= Given data =
* * *
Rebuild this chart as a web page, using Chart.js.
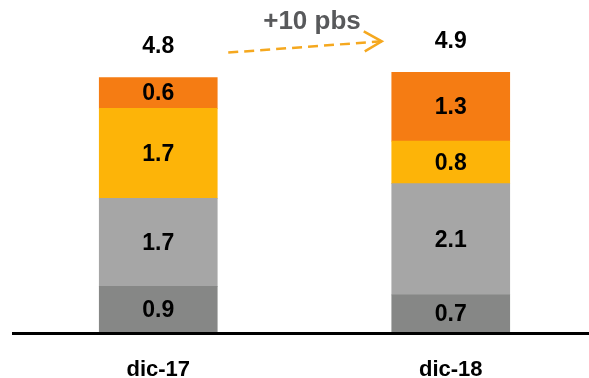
* * *
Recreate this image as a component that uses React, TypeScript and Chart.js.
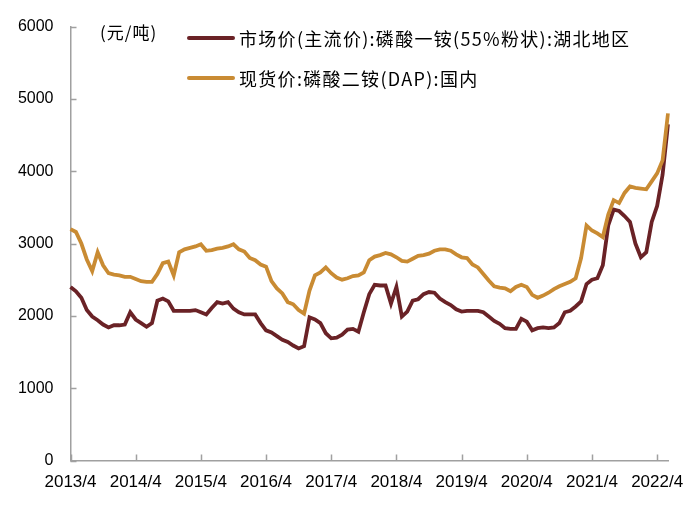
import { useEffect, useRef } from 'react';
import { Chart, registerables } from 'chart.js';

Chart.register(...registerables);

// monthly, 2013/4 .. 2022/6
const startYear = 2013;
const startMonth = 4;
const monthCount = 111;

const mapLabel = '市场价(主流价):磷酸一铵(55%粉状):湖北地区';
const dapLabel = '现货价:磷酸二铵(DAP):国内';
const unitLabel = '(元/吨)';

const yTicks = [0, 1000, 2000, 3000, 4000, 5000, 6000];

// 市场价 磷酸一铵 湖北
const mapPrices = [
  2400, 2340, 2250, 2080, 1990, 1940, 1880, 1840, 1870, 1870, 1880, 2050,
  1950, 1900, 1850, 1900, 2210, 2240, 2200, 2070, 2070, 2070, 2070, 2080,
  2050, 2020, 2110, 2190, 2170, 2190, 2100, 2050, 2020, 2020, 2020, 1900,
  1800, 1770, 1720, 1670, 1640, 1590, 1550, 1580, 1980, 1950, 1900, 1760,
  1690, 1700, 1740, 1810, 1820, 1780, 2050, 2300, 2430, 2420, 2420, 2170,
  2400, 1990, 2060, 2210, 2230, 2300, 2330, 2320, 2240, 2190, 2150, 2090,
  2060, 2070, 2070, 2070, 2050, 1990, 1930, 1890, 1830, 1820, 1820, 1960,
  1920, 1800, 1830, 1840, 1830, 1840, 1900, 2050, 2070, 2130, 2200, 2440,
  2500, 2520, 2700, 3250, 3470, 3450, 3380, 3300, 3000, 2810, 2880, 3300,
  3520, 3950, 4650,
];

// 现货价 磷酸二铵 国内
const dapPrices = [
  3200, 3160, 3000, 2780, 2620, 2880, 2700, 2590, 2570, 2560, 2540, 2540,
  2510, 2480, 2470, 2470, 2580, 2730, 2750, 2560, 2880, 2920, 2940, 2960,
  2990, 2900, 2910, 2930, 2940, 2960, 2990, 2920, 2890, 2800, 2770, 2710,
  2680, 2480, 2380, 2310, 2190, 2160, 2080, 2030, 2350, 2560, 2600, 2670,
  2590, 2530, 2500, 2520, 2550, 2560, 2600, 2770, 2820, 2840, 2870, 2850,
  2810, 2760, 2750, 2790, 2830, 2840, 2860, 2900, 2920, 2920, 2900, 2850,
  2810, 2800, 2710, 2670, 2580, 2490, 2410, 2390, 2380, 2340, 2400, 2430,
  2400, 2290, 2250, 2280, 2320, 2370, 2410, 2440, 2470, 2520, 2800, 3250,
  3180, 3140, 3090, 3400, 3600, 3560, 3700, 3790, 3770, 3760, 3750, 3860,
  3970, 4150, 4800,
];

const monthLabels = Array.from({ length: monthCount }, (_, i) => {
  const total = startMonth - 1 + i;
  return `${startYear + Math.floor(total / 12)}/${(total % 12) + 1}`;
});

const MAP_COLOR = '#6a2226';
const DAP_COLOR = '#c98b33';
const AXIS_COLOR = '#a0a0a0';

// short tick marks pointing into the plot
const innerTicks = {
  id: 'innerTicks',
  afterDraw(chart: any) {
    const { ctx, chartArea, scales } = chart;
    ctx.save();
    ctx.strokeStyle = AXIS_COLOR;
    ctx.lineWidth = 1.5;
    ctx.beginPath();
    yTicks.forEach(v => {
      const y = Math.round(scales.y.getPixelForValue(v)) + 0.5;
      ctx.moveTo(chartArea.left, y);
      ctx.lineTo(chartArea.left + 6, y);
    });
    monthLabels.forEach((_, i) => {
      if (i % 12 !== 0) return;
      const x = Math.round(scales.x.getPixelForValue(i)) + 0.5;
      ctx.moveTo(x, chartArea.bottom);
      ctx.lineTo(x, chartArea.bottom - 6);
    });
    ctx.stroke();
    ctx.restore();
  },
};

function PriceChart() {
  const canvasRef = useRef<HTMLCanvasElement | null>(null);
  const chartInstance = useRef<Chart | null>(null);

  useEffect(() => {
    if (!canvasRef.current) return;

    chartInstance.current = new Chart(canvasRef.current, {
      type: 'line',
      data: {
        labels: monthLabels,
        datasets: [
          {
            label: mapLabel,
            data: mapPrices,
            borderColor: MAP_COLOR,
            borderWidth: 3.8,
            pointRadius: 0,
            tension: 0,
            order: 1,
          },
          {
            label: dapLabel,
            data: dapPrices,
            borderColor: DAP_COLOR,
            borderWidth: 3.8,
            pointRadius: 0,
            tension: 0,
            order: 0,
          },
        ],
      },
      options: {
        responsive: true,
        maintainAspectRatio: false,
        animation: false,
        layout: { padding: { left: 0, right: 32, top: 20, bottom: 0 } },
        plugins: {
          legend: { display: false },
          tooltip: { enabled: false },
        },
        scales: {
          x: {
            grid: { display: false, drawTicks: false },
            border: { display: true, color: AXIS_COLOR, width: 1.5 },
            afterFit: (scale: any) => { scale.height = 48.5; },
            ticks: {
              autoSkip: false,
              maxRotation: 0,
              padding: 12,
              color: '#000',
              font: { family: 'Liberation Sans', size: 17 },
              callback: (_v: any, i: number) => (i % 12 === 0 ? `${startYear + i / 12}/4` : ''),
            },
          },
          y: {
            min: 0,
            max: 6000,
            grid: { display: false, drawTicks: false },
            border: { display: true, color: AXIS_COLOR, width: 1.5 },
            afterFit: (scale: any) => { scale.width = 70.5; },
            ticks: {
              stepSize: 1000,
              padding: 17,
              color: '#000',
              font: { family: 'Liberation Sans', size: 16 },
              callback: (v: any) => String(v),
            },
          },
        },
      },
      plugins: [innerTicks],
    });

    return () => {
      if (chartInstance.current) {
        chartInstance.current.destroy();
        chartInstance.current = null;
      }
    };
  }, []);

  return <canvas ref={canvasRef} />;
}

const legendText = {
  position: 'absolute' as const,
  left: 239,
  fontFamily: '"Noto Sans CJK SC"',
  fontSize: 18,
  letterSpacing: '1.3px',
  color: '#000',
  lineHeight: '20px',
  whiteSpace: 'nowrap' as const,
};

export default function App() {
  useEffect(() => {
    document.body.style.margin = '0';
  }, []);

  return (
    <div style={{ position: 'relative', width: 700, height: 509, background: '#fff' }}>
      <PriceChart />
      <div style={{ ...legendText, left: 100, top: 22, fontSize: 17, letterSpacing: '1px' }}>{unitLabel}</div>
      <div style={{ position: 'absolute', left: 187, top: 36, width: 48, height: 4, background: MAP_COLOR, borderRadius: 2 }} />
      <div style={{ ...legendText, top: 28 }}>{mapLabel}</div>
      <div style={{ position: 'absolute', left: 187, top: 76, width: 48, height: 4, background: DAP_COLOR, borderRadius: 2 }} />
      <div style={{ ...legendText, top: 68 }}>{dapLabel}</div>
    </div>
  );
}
* * *
= Task directions =
Everything above from the line with "Recreate this image" through the line with "const unitLabel = '(元/吨)';" should be retyped exactly, and nothing else; omit pictures.

= Answer to this task =
Recreate this image as a component that uses React, TypeScript and Chart.js.
import { useEffect, useRef } from 'react';
import { Chart, registerables } from 'chart.js';

Chart.register(...registerables);

// monthly, 2013/4 .. 2022/6
const startYear = 2013;
const startMonth = 4;
const monthCount = 111;

const mapLabel = '市场价(主流价):磷酸一铵(55%粉状):湖北地区';
const dapLabel = '现货价:磷酸二铵(DAP):国内';
const unitLabel = '(元/吨)';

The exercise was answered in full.